Une rentrée chaude pour Jupiter ?
Il a intérêt à s'être bien refait la cerise à Brégançon, notre Jupiter. Car, comme d’habitude,
la rentrée va être chaude. Et même plus que d’habitude selon la plupart
des observateurs, tant les ombres s’accumulent, paraît-il, sur notre
vieux pays. Élu en partie grâce à une startup en communication il y a
maintenant plus d’un an, sa stratégie consistant à privilégier la parole
sur l’action - inédite chez un.e politique... - tend à ne plus adhérer
dans l’opinion. Il ne faut plus prendre les enfants du bon Dieu pour des
canards sauvages. Puisqu’il aime Audiard...
L’affaire Benalla a été à ce titre symptomatique. Non par sa gravité
puisqu’il s’agit d’un fait divers de presque rien dont le protagoniste
principal n’était, en fin de compte, qu’un fougueux trop jeune pour être
déjà rentré dans le rang. Mais par l’ampleur inédite, dans ce début de
quinquennat, de la vague de désapprobation. La subtile mécanique a
grippé sur un mauvais rouage secondaire. Preuve que le momentum, le
timing précis du mot, la virtù l’ont quitté, du moins pour l’instant. Si
les journaux en ligne en ont fait leurs choux gras des jours durant,
c’est qu’il y avait du clic. Certes, du clic dans un désert médiatique
post-coupe du Monde. Mais gageons que l’intérêt du public fera son grand
retour après la canicule et les chassés-croisés sur les routes qui
bouillent.
Pour autant, le jeune lion se tient droit comme un i dans ses
coussinets. Ses talents d’orateur demeurent intacts et il a suffi d’un
discours inopinément millimétré devant une foule innombrable rassemblée
entre les quatre murs de la Maison de l’Amérique latine pour prouver au
monde que les Cent-Jours étaient loin d’être arrivés à leur terme. Sa
confiance inébranlable fut et est encore sa force, elle sera peut-être
aussi la cause de sa perte, finissant par se confondre avec un mépris
trop dur à avaler par le peuple et provoquer le retour de son
prédécesseur plus-que-normal, dont il ne faut pas sous-estimer les
pouvoirs de persuasion et de nuisance. Par ailleurs, le ton audacieux,
percutant, véhément qui était permis durant la période de campagne se
mue désormais en formules provocantes, exacerbées, inappropriées. «
C’est notre projet ! » s’est transformé en « Qu’ils viennent me chercher
! » : après la conquête, la défense des acquis le fait passer pour un
retranché de la République.
Car en ces temps de rentrée, il n’est pas certain que son
bronzage au plus-que-parfait suffise à atténuer la colère qui gronde
plus fort chez ceux qui n’ont pas voté pour lui (les plus nombreux dans
l’absolu mais aussi, en relatif, les moins nombreux à partir en
vacances) et qui commence à gronder chez les adeptes en marche, qui
deviennent claudiquants.
Le monde est compliqué mais les gens qui ne sont rien raisonnent
simplement : c’est aussi à ça qu’on les reconnaît. Leur pensée n’a pas
l’ambition d’être complexe ; elle évolue chaque mois en fonction du
montant qui s’affiche en bas à droite du bulletin de salaire. Déjà, ils
n’ont guère goûté que la trêve estivale de mauvaises nouvelles n’ait
pas été respectée du début à la fin : les dépendants qui
consultent encore leurs mails à cette période ont ainsi eu la
désagréable surprise de recevoir leur avis d’impôt sur le revenu début
août. Toujours cet effroyable timing alors que se profile la délicate
réforme des retraites et que les Français sentiront bien distinctement
passer le prélèvement à la source en janvier prochain ! Il faudra une
communication bien huilée pour éviter l’overdose de pilules fiscales.

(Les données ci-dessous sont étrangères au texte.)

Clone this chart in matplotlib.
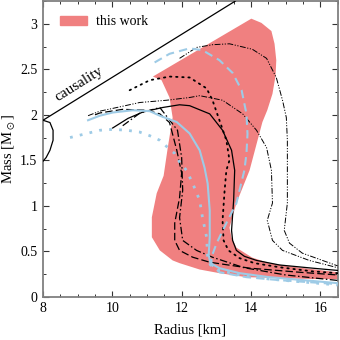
import matplotlib
matplotlib.use("Agg")
import matplotlib.pyplot as plt
from matplotlib.patches import Patch

plt.rcParams['font.family'] = 'serif'
plt.rcParams['font.serif'] = ['Liberation Serif', 'DejaVu Serif']
plt.rcParams['mathtext.fontset'] = 'stix'

# ---- data (Radius [km], Mass [Msun]) ----
band_R = [11.17, 14.01, 14.30, 14.59, 14.68, 14.73, 14.71, 14.62, 14.47, 14.33, 14.19, 13.96,
          13.58, 13.38, 13.44, 13.58, 14.04, 14.53, 15.31, 16.5,
          16.5, 15.77, 14.82, 13.87, 13.09, 12.52, 11.94, 11.74, 11.37, 11.14, 11.14, 11.28,
          11.48, 11.60, 11.74, 11.65, 11.42]
band_M = [2.42, 3.056, 3.01, 2.92, 2.78, 2.60, 2.43, 2.23, 2.05, 1.92, 1.72, 1.39,
          1.03, 0.76, 0.65, 0.54, 0.43, 0.37, 0.325, 0.27,
          0.195, 0.195, 0.206, 0.216, 0.26, 0.30, 0.37, 0.40, 0.51, 0.655, 0.874, 1.137,
          1.33, 1.64, 1.97, 2.19, 2.38]

causal_R = [8.0, 13.55]
causal_M = [1.94, 3.25]

left_R = [8.0, 8.20, 8.29, 8.29, 8.20, 8.09, 8.0]
left_M = [1.94, 1.915, 1.83, 1.72, 1.61, 1.53, 1.49]

solid_R = [10.01, 10.45, 10.88, 11.45, 11.94, 12.23, 12.81, 13.18, 13.44, 13.53, 13.50, 13.44,
           13.47, 13.58, 13.81, 14.16, 14.82, 15.77, 16.5]
solid_M = [1.855, 1.96, 2.03, 2.08, 2.11, 2.10, 2.01, 1.83, 1.61, 1.39, 1.06, 0.73,
           0.62, 0.51, 0.445, 0.40, 0.35, 0.315, 0.29]

dot_R = [10.50, 11.08, 11.65, 12.23, 12.72, 12.89, 13.09, 13.29, 13.38, 13.29, 13.24, 13.18,
         13.21, 13.35, 13.67, 14.10, 14.82, 15.77, 16.5]
dot_M = [2.27, 2.38, 2.42, 2.41, 2.29, 2.16, 1.94, 1.72, 1.50, 1.39, 1.17, 0.84,
         0.62, 0.51, 0.425, 0.37, 0.325, 0.28, 0.26]

dash_R = [9.50, 9.64, 10.30, 10.99, 11.37, 11.65, 11.86, 12.00, 11.94, 11.80, 11.80, 11.94,
          12.32, 12.81, 13.96, 15.40, 16.5]
dash_M = [2.00, 2.02, 2.06, 2.05, 2.01, 1.915, 1.61, 1.36, 1.09, 0.81, 0.62, 0.51,
          0.435, 0.38, 0.315, 0.27, 0.24]

dashdot_R = [10.30, 10.80, 11.37, 11.88, 12.00, 12.03, 11.94, 12.03, 12.43, 12.89, 13.80,
             15.00, 16.5]
dashdot_M = [1.88, 2.02, 2.08, 1.83, 1.53, 1.17, 0.87, 0.62, 0.51, 0.435, 0.32,
             0.24, 0.18]

ddd1_R = [9.30, 9.64, 10.01, 10.79, 11.57, 12.23, 12.52, 13.18, 13.76, 14.16, 14.45, 14.59,
          14.62, 14.47, 14.62, 14.91, 15.68, 16.5]
ddd1_M = [1.99, 2.04, 2.07, 2.135, 2.16, 2.19, 2.21, 2.16, 2.01, 1.83, 1.64, 1.39,
          1.03, 0.84, 0.62, 0.51, 0.40, 0.32]

ddd2_R = [11.94, 12.43, 12.89, 13.38, 14.04, 14.45, 14.73, 14.91, 15.02, 15.05, 15.05, 15.05,
          14.96, 15.11, 15.48, 16.5]
ddd2_M = [2.62, 2.74, 2.77, 2.78, 2.72, 2.62, 2.41, 2.16, 1.97, 1.72, 1.39, 1.03,
          0.73, 0.59, 0.48, 0.34]

lbdash_R = [11.22, 11.65, 12.23, 12.60, 13.09, 13.47, 13.73, 13.87, 13.90, 13.87, 13.81, 13.58,
            13.29, 13.01, 12.86, 12.86, 13.09, 13.87, 14.82, 16.5]
lbdash_M = [2.575, 2.67, 2.73, 2.71, 2.60, 2.46, 2.27, 2.01, 1.79, 1.575, 1.39, 1.03,
            0.81, 0.59, 0.435, 0.35, 0.27, 0.216, 0.183, 0.14]

lbsolid_R = [9.30, 9.64, 10.01, 10.59, 11.08, 11.37, 11.86, 12.23, 12.52, 12.66, 12.75, 12.81,
             12.81, 12.78, 12.83, 13.09, 13.67, 14.53, 16.5]
lbsolid_M = [1.94, 1.99, 2.025, 2.05, 2.04, 1.99, 1.92, 1.795, 1.61, 1.42, 1.245, 0.95,
             0.655, 0.46, 0.37, 0.315, 0.26, 0.216, 0.15]

lbdot_R = [8.78, 9.27, 9.64, 10.01, 10.42, 10.79, 11.08, 11.37, 11.60, 11.80, 11.94, 12.14,
           12.32, 12.52, 12.60, 12.72, 12.75, 12.83, 13.09, 13.67, 14.53, 16.5]
lbdot_M = [1.75, 1.795, 1.83, 1.84, 1.83, 1.81, 1.77, 1.72, 1.64, 1.575, 1.48, 1.39,
           1.245, 1.06, 0.875, 0.655, 0.435, 0.35, 0.29, 0.24, 0.195, 0.13]

xticks = [8, 10, 12, 14, 16]
yticks = [0, 0.5, 1, 1.5, 2, 2.5, 3]
ytick_labels = ['0', '0.5', '1', '1.5', '2', '2.5', '3']

RED = '#F08080'
LB = '#9ECBE6'

fig = plt.figure(figsize=(3.4, 3.4), dpi=100)
ax = fig.add_axes([0.1265, 0.127, 0.8665, 0.870])

ax.fill(band_R, band_M, color=RED, lw=0, zorder=1)

ax.plot(causal_R, causal_M, color='black', lw=0.9, zorder=3)
ax.plot(left_R, left_M, color='black', lw=0.9, zorder=3)
ax.plot(solid_R, solid_M, color='black', lw=0.9, zorder=3)
ax.plot(dot_R, dot_M, color='black', lw=1.3, ls=(0, (0.8, 2.6)), dash_capstyle='round', zorder=3)
ax.plot(dash_R, dash_M, color='black', lw=0.9, ls=(0, (6, 2.5)), zorder=3)
ax.plot(dashdot_R, dashdot_M, color='black', lw=0.9, ls=(0, (6, 2, 1.2, 2)), zorder=3)
ax.plot(ddd1_R, ddd1_M, color='black', lw=0.7, ls=(0, (6, 1.6, 1.2, 1.6, 1.2, 1.6)), zorder=3)
ax.plot(ddd2_R, ddd2_M, color='black', lw=0.7, ls=(0, (6, 1.6, 1.2, 1.6, 1.2, 1.6)), zorder=3)

ax.plot(lbdash_R, lbdash_M, color=LB, lw=1.5, ls=(0, (4, 2.5)), zorder=4)
ax.plot(lbsolid_R, lbsolid_M, color=LB, lw=1.5, zorder=4)
ax.plot(lbdot_R, lbdot_M, color=LB, lw=2.0, ls=(0, (1, 2.6)), zorder=4)

ax.text(9.05, 2.34, 'causality', rotation=32, fontsize=11, ha='center', va='center',
        rotation_mode='anchor')

ax.set_xlim(8, 16.5)
ax.set_ylim(0, 3.25)
ax.set_xticks(xticks)
ax.set_yticks(yticks)
ax.set_yticklabels(ytick_labels)
ax.set_xticks([x / 2 for x in range(16, 34)], minor=True)
ax.set_yticks([y / 4 for y in range(0, 14)], minor=True)
ax.tick_params(which='both', direction='in', top=True, right=True, labelsize=10,
               color='#333333')
ax.tick_params(which='major', length=4.5, width=0.8, pad=4)
ax.tick_params(which='minor', length=2.5, width=0.7)
for s in ax.spines.values():
    s.set_color('#808080')
    s.set_linewidth(1.3)

ax.set_xlabel('Radius [km]', fontsize=10.5, labelpad=6)
ax.set_ylabel(r'Mass [M$_\odot$]', fontsize=10.5, labelpad=2)

leg = ax.legend(handles=[Patch(color=RED, label='this work')], loc='upper left',
                bbox_to_anchor=(0.03, 0.98), frameon=False, fontsize=10,
                handlelength=1.9, handleheight=0.6, handletextpad=0.7, borderaxespad=0.2)

fig.savefig('out.png', dpi=100)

La hauteur de vue de Jupiter risque donc de se heurter au prosaïsme du
monde d’en bas. Sarkozy avait probablement raison d’annoncer que cette
farce finirait mal, tant il paraît éloigné des aspirations immédiates du
peuple. Car la pensée qui obnubile les gens de rien, c’est de ne pas
être pris au porte-monnaie plus qu’ils ne le sont déjà et, de ce point
de vue, on ne peut pas dire que le nouveau libérateur ait vraiment
rassuré jusqu’ici. La question se pose donc de savoir combien de
rentrées chaudes nous connaîtrons avant un éventuel grand soir. Avant
que la puissance du foudre de Jupiter ne suffise plus face au nombre
grandissant de fourches se levant dans les mains des indignés.